Auch von ihm gibt es ein Foto in Hitlers Badewanne. Anders als Lee Miller sucht der dünne junge Mann Halt im Humor, wäscht sich übertrieben die Haare, zieht ein Gesicht. Als Miller auf den Auslöser drückt, kippt sie die Kamera etwas nach oben, sodass auch der Duschkopf zu sehen ist. »Warum sie das machte? Weil Sherman Jude war und sie am Morgen zusammen in einer sehr anderen Art von Duschraum waren, einem, der nur wie einer aussah, aber eine Gaskammer war«, sagt Penrose. »In diesen beiden Fotos stecken 1000 Worte.« Allerdings ist das Foto von Sherman kaum bekannt.

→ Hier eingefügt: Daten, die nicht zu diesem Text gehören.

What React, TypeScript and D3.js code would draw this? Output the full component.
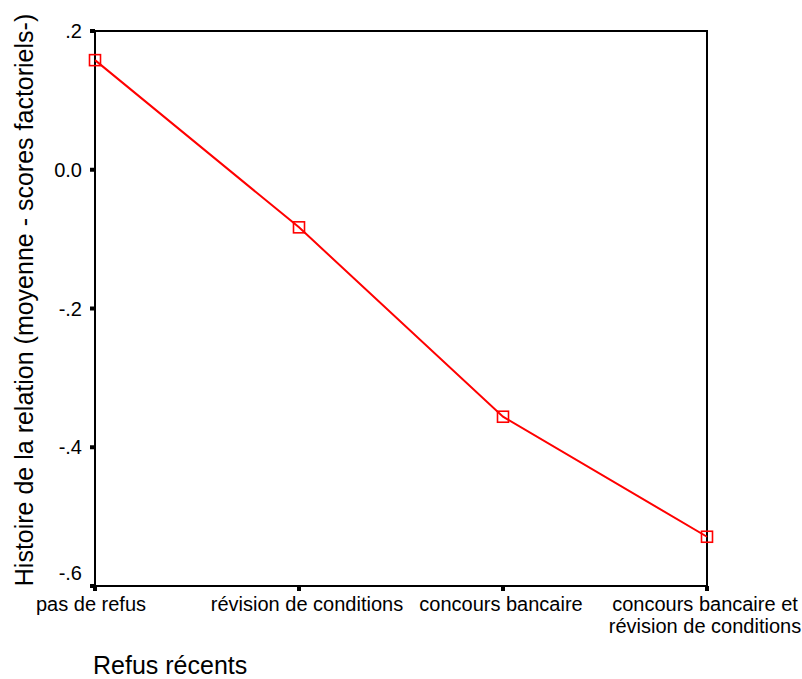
import * as d3 from "d3";

const WIDTH = 802;
const HEIGHT = 679;
const MARGIN = { top: 31, right: 95, bottom: 93, left: 95 };

const categories = [
  "pas de refus",
  "révision de conditions",
  "concours bancaire",
  "concours bancaire et\nrévision de conditions",
];
const means = [0.158, -0.083, -0.356, -0.529];
const yTicks = [0.2, 0.0, -0.2, -0.4, -0.6];
const yTickLabels = [".2", "0.0", "-.2", "-.4", "-.6"];

const xTitle = "Refus récents";
const yTitle = "Histoire de la relation (moyenne - scores factoriels-)";

const FONT = "'Liberation Sans', Arial, sans-serif";

// small horizontal nudges so the category labels sit where the original put them
const X_LABEL_NUDGE = [-4, 8, -2, -2];

export default function App() {
  const innerW = WIDTH - MARGIN.left - MARGIN.right;
  const innerH = HEIGHT - MARGIN.top - MARGIN.bottom;

  const xScale = d3.scalePoint<string>().domain(categories).range([0, innerW]);
  const yScale = d3.scaleLinear().domain([-0.6, 0.2]).range([innerH, 0]);

  const linePath = d3
    .line<number>()
    .x((_, i) => xScale(categories[i]) ?? 0)
    .y((d) => yScale(d))(means);

  const MARKER = 11;

  return (
    <svg
      width={WIDTH}
      height={HEIGHT}
      style={{ position: "absolute", left: 0, top: 0, background: "#fff" }}
      fontFamily={FONT}
    >
      <g transform={`translate(${MARGIN.left}, ${MARGIN.top})`}>
        {/* frame */}
        <rect
          x={0}
          y={0}
          width={innerW}
          height={innerH}
          fill="none"
          stroke="#000"
          strokeWidth={2}
        />

        {/* y ticks */}
        {yTicks.map((t, i) => (
          <g key={t} transform={`translate(0, ${yScale(t)})`}>
            <line x1={-5} x2={0} stroke="#000" strokeWidth={4} />
            <text
              x={-13}
              // the bottom label is lifted so it clears the category labels
              y={i === yTicks.length - 1 ? -13 : 0}
              dy="0.35em"
              textAnchor="end"
              fontSize={20}
              fill="#000"
            >
              {yTickLabels[i]}
            </text>
          </g>
        ))}

        {/* x ticks */}
        {categories.map((c, i) => (
          <g key={c} transform={`translate(${xScale(c)}, ${innerH})`}>
            <line y1={0} y2={5} stroke="#000" strokeWidth={4} />
            <text textAnchor="middle" fontSize={20} fill="#000">
              {c.split("\n").map((line, j) => (
                <tspan key={j} x={X_LABEL_NUDGE[i]} y={25 + j * 22}>
                  {line}
                </tspan>
              ))}
            </text>
          </g>
        ))}

        {/* line */}
        <path d={linePath ?? undefined} fill="none" stroke="#ff0000" strokeWidth={2} />

        {/* markers */}
        {means.map((m, i) => (
          <rect
            key={i}
            x={(xScale(categories[i]) ?? 0) - MARKER / 2}
            y={yScale(m) - MARKER / 2}
            width={MARKER}
            height={MARKER}
            fill="none"
            stroke="#ff0000"
            strokeWidth={1.6}
          />
        ))}
      </g>

      {/* axis titles */}
      <text x={93} y={674} fontSize={25} fill="#000">
        {xTitle}
      </text>
      <text
        transform={`translate(33, 300) rotate(-90)`}
        textAnchor="middle"
        fontSize={25}
        fill="#000"
      >
        {yTitle}
      </text>
    </svg>
  );
}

Als Lee Miller nach dem Krieg nach Großbritannien zurückkehrte und sah, wie wenige der Bilder, die sie in Dachau gemacht hatte, tatsächlich abgedruckt worden waren, konnte sie es nicht ertragen. Sie nahm eine Schere und fing an, die einer monströsen Realität abgetrotzten Negative zu zerschneiden. Eine Fotoassistentin habe versucht, sie aufzuhalten, berichtet ihr Sohn, doch Miller rief: »Ich will nicht, dass irgendjemand sehen muss, was ich erlebt habe, aber ich hinterlasse genug, um sicherzustellen, dass es keinen Zweifel daran geben kann, was passiert ist.«
»Die Fotografin« ist ab dem 19. September im Kino zu sehen.